In Pune I found PIME (Pontifical Institute for Foreign Missions) and was impressed by the simple and radical missionary fathers who are present there. So I joined the PIME. I studied in Italy and the Philippines and in '99 I was ordained, two years after the death of Mother Teresa. Mother told me: "If I am on earth, I will pray for you. If I am in heaven, I will help" so I decided to be ordained in the mother house of the Missionaries of Charity in Calcutta, through the hands of Mgr. Henry D'Souza.

The year after I was destined to Papua New Guinea, the first PIME mission, marked by the blood of its first martyr, Blessed John Mazzucconi.

The mission in Papua is wonderful, the place is my second home. I lead a few missions until I moved to Alotau, where I am in charge of youth formation for young people between 14 and 25. I am very pleased with this work, which includes over 2400 young people, but scattered over a vast territory and on several islands with dozens of parishes.

With young people I hold catechism classes, but also pay attention to their personal and professional growth.

Of all the young people of Papua, only 3-4% manage to go to college. The others often find themselves without a job, no prospects, abandoned in their villages, at enormous distances from the capital. Almost the same percentage of those young people who are connected with the life of faith and the parish, and who are open to the practice of faith.

I had to do something. It needed to do it in their situations. The distances are too great and travel costs too high. So I prepared youth movement leaders in each village or parish who provide an educational proposal to the youth of the area. And I visited all these parishes as soon as a stable group formed.

Since 2008, after World Youth Day in Sydney (see photo), the bishops entrusted me with this responsibility for  young people throughout the Solomon Islands and Papua: 21 dioceses in all to visit and work to organize catechesis. In every diocese there are thousands of young people and a few dozen priests. So I organized a program of comprehensive education: spiritual, psychological, intellectual, pastoral and social. I have prepared some guidelines for leaders of the various dioceses and the young people gather in the parish at least once a week.

Papua is a country that could be described as rather primitive, basic, where the culture of the village and the tribe is often the sole focus. But now there is also the culture of globalization with computers, mobile phones, internet ... All these gadgets give a false hope of power, filling peoples' lives with material things, they mask the need for love and relationships, leaving young people without hope. Even families in search only of material wealth, are likely to divide. In addition, for a number of years now, the scourge of drugs and especially marijuana is spreading, with cultivation of "grass" in almost every garden.

The frustration of young people who go to school and then return to the village is likely to drive them to drugs, alcohol, premarital and extramarital relations. With the help of some NGOs we have initiated programs for single mothers and street children, for formation and social integration.
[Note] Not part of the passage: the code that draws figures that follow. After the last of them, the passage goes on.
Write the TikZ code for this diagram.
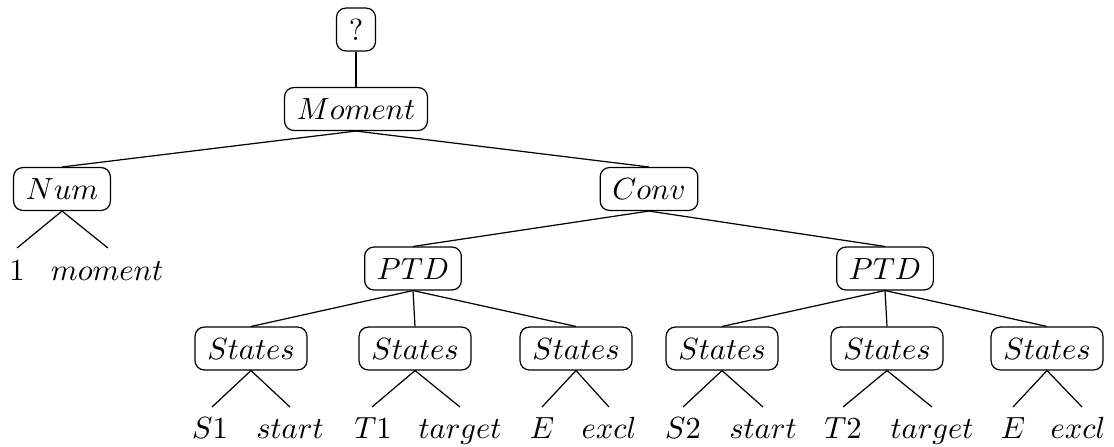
\documentclass[tikz,border=0pt]{standalone}
\begin{document}
\begin{tikzpicture}[x=0.3268pt,y=-0.3268pt,
  tn/.style={draw,rounded corners=3pt,inner xsep=4pt,inner ysep=3.5pt,
             text height=7pt,text depth=0pt},
  leaf/.style={anchor=base,inner sep=0pt},
  edge/.style={line width=0.4pt}]
\useasboundingbox (0,0) rectangle (1114,446);

% internal nodes
\node[tn] (root) at (356,29.5) {$?$};
\node[tn] (moment) at (356,109) {$Moment$};
\node[tn] (num) at (62,189) {$Num$};
\node[tn] (conv) at (649,189) {$Conv$};
\node[tn] (ptdL) at (413,268.5) {$PTD$};
\node[tn] (ptdR) at (885,268.5) {$PTD$};
\node[tn] (st1) at (251,348.5) {$States$};
\node[tn] (st2) at (415,348.5) {$States$};
\node[tn] (st3) at (576,348.5) {$States$};
\node[tn] (st4) at (722,348.5) {$States$};
\node[tn] (st5) at (887,348.5) {$States$};
\node[tn] (st6) at (1047,348.5) {$States$};

% leaves
\node[leaf] (l0a) at (17,280) {$1$};
\node[leaf] (l0b) at (107,280) {$moment$};
\node[leaf] (l1a) at (210,438) {$S1$};
\node[leaf] (l1b) at (290,438) {$start$};
\node[leaf] (l2a) at (373,438) {$T1$};
\node[leaf] (l2b) at (460,438) {$target$};
\node[leaf] (l3a) at (542,438) {$E$};
\node[leaf] (l3b) at (609,438) {$excl$};
\node[leaf] (l4a) at (683,438) {$S2$};
\node[leaf] (l4b) at (763,438) {$start$};
\node[leaf] (l5a) at (843,438) {$T2$};
\node[leaf] (l5b) at (932,438) {$target$};
\node[leaf] (l6a) at (1013,438) {$E$};
\node[leaf] (l6b) at (1078,438) {$excl$};

% free ends of the leaf edges
\coordinate (e0a) at (17,248);  \coordinate (e0b) at (108,248);
\coordinate (e1a) at (212,407); \coordinate (e1b) at (290,407);
\coordinate (e2a) at (372,407); \coordinate (e2b) at (460,407);
\coordinate (e3a) at (542,407); \coordinate (e3b) at (609,407);
\coordinate (e4a) at (683,407); \coordinate (e4b) at (763,407);
\coordinate (e5a) at (843,407); \coordinate (e5b) at (932,407);
\coordinate (e6a) at (1013,407); \coordinate (e6b) at (1082,407);

% tree edges
\draw[edge] (root.south) -- (moment.north);
\draw[edge] (moment.south) -- (num.north);
\draw[edge] (moment.south) -- (conv.north);
\draw[edge] (conv.south) -- (ptdL.north);
\draw[edge] (conv.south) -- (ptdR.north);
\foreach \p/\c in {ptdL/st1,ptdL/st2,ptdL/st3,ptdR/st4,ptdR/st5,ptdR/st6}
  \draw[edge] (\p.south) -- (\c.north);
\draw[edge] (e0a) -- (num.south) -- (e0b);
\foreach \i in {1,...,6}
  \draw[edge] (e\i a) -- (st\i.south) -- (e\i b);
\end{tikzpicture}
\end{document}
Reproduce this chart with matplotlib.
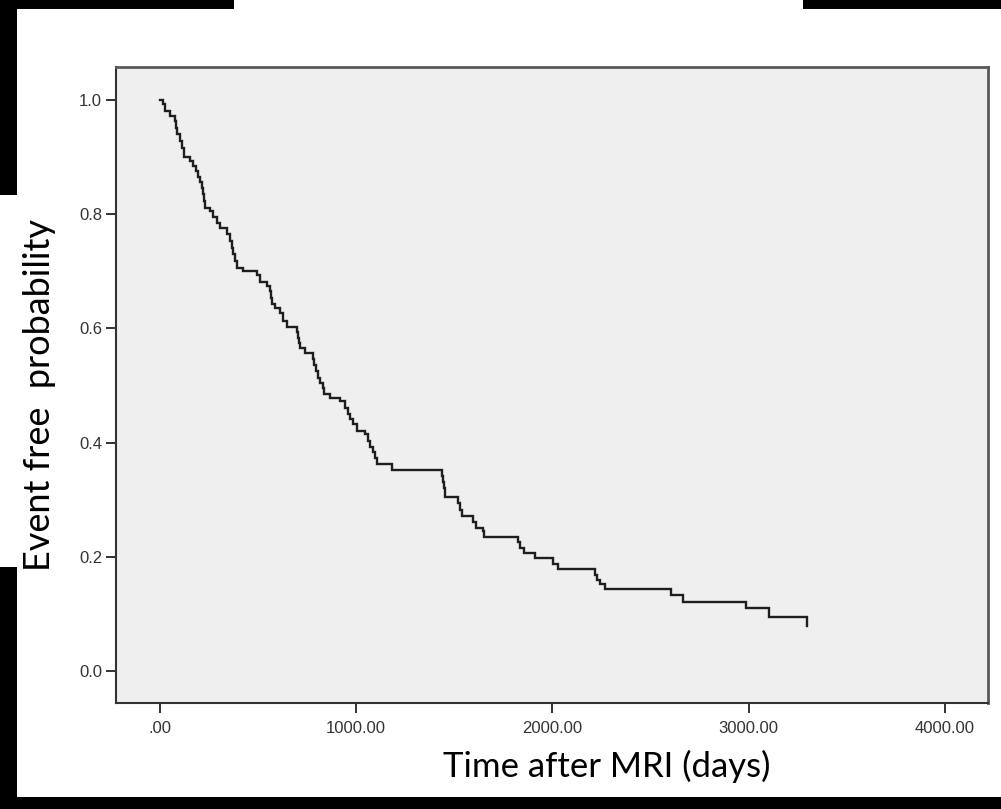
import matplotlib
matplotlib.use("Agg")
import matplotlib.pyplot as plt
from matplotlib.patches import Rectangle

plt.rcParams["font.family"] = ["Liberation Sans", "DejaVu Sans"]

# Kaplan-Meier curve: time of each drop (days) and survival after it
event_days = [15, 25, 51, 76, 82, 87, 102, 112, 122, 153, 168, 184, 194, 204, 214, 219, 224, 230,
              255, 270, 291, 306, 342, 357, 367, 372, 382, 393, 423, 495, 510, 546, 561, 566, 571,
              587, 612, 627, 648, 699, 704, 709, 714, 740, 780, 785, 796, 806, 816, 831, 836, 867,
              918, 944, 959, 969, 984, 1005, 1046, 1061, 1071, 1086, 1097, 1107, 1183, 1438, 1443,
              1448, 1454, 1520, 1530, 1540, 1596, 1612, 1647, 1652, 1826, 1836, 1856, 1913, 2004,
              2030, 2218, 2229, 2244, 2270, 2606, 2667, 2984, 3101, 3295]
survival = [0.993, 0.981, 0.972, 0.963, 0.951, 0.940, 0.928, 0.916, 0.900, 0.893, 0.884, 0.876,
            0.865, 0.856, 0.846, 0.835, 0.823, 0.811, 0.806, 0.795, 0.785, 0.776, 0.765, 0.753,
            0.741, 0.730, 0.718, 0.706, 0.701, 0.694, 0.681, 0.674, 0.665, 0.653, 0.643, 0.636,
            0.627, 0.613, 0.602, 0.594, 0.583, 0.574, 0.566, 0.557, 0.546, 0.536, 0.525, 0.513,
            0.504, 0.496, 0.485, 0.478, 0.473, 0.461, 0.450, 0.441, 0.433, 0.420, 0.415, 0.403,
            0.392, 0.384, 0.373, 0.363, 0.352, 0.342, 0.331, 0.320, 0.305, 0.294, 0.282, 0.271,
            0.261, 0.250, 0.245, 0.235, 0.226, 0.215, 0.207, 0.198, 0.187, 0.179, 0.168, 0.159,
            0.152, 0.144, 0.133, 0.121, 0.110, 0.095, 0.079]

x_ticks = [0, 1000, 2000, 3000, 4000]
x_tick_labels = [".00", "1000.00", "2000.00", "3000.00", "4000.00"]
y_ticks = [0.0, 0.2, 0.4, 0.6, 0.8, 1.0]
y_tick_labels = ["0.0", "0.2", "0.4", "0.6", "0.8", "1.0"]

W, H = 1001, 809
fig = plt.figure(figsize=(W / 100, H / 100), dpi=100)
fig.patch.set_facecolor("white")

# axes box in pixels: left 116, right 988, top 67, bottom 703
ax = fig.add_axes([116 / W, 1 - 703 / H, (988 - 116) / W, (703 - 67) / H])
ax.set_facecolor("#efefef")

times = [0] + event_days
probs = [1.0] + survival
ax.step(times, probs, where="post", color="#1e1e1e", lw=1.7, solid_joinstyle="miter")

ax.set_xlim(-224, 4219)
ax.set_ylim(-0.056, 1.058)
ax.set_xticks(x_ticks)
ax.set_xticklabels(x_tick_labels)
ax.set_yticks(y_ticks)
ax.set_yticklabels(y_tick_labels)
ax.tick_params(axis="both", direction="out", length=7, width=1.4, color="#333333",
               labelsize=12, labelcolor="#333333", pad=3)
ax.tick_params(axis="x", pad=6)

for side in ["left", "bottom"]:
    ax.spines[side].set_color("#333333")
    ax.spines[side].set_linewidth(1.5)
for side in ["top", "right"]:
    ax.spines[side].set_color("#5a5a5a")
    ax.spines[side].set_linewidth(2.0)

# axis titles in a Calibri-like font
fig.text(607 / W, 1 - 766 / H, "Time after MRI (days)", family="Lato", fontsize=25,
         ha="center", va="center", color="black")
fig.text(40 / W, 1 - 395 / H, "Event free  probability", family="Lato", fontsize=26,
         rotation=90, ha="center", va="center", color="black")

# black frame pieces around the picture
def black_bar(x0, y0, x1, y1):
    fig.add_artist(Rectangle((x0 / W, 1 - y1 / H), (x1 - x0) / W, (y1 - y0) / H,
                             transform=fig.transFigure, facecolor="black", edgecolor="none"))

black_bar(0, 0, 234, 9)
black_bar(803, 0, W, 9)
black_bar(0, 0, 17, 195)
black_bar(0, 567, 17, H)
black_bar(0, 797, W, H)

fig.savefig("out.png", dpi=100, facecolor="white")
At first the young people seem suspicious of us, they watch us, study us, but then, when they realize that we only want their own good, they are open and begin to work together. They realize that these training programs lead them to discover new things, to improve their lives, increase their human and economic development.

Once a street kid came into my office - perhaps to steal. He discovered that I was there and asked me: Do you not have something to give me? I asked: Who are you? He told me he was called Joshua, his mother died years earlier and his father remarried, but he feels unwanted by his stepmother and ran away from home, living by his wits.

I promised him I would help him to study to university level if he returned to school. He decided to do so, and now, at age 26, he has now graduated and is moved every time think about the fact that he was a street kid and now has a profession and an important job in society.

It is also important for girls to attend school, to learn cooking or sewing. This teaches them a trade and frees them from blackmail within the village, from subjugation to males.

For many of these young people the most important event of last year was the World Youth Day in Madrid. Despite being a very long (and expensive) trip we were able to send fifty of them. They came back all excited. Even for them - as for  Pope Benedict XVI - the highlights of Madrid were the experience of brotherhood with people whom they did not even know and especially the silence of Eucharistic adoration on the esplanade of the airport Cuatro Vientos.

The great thing is that now they have brought Eucharistic worship even to their parishes, where adoration takes place every week.

Their experience is attracting the interest of other young people who want to go to WYD in Rio de Janeiro in 2013. A few weeks ago I met with the Committee for the World Youth Day in Rome and I explained that young people of Papua and the Solomon Islands would like to participate, but their poverty and high prices of airline tickets means their dream may not come true. Card. Rylko, president of the Pontifical Council for the Laity, and other board members have assured me that our young people can be helped. For the young people of Papua, job prospects and the chance to earn some money is very difficult because there is no work here. However, many of them are making efforts to collect and cover at least half the costs. We, too, PIME missionaries are working to raise funds to enable these young people to go and experience WYD in Rio de Janeiro.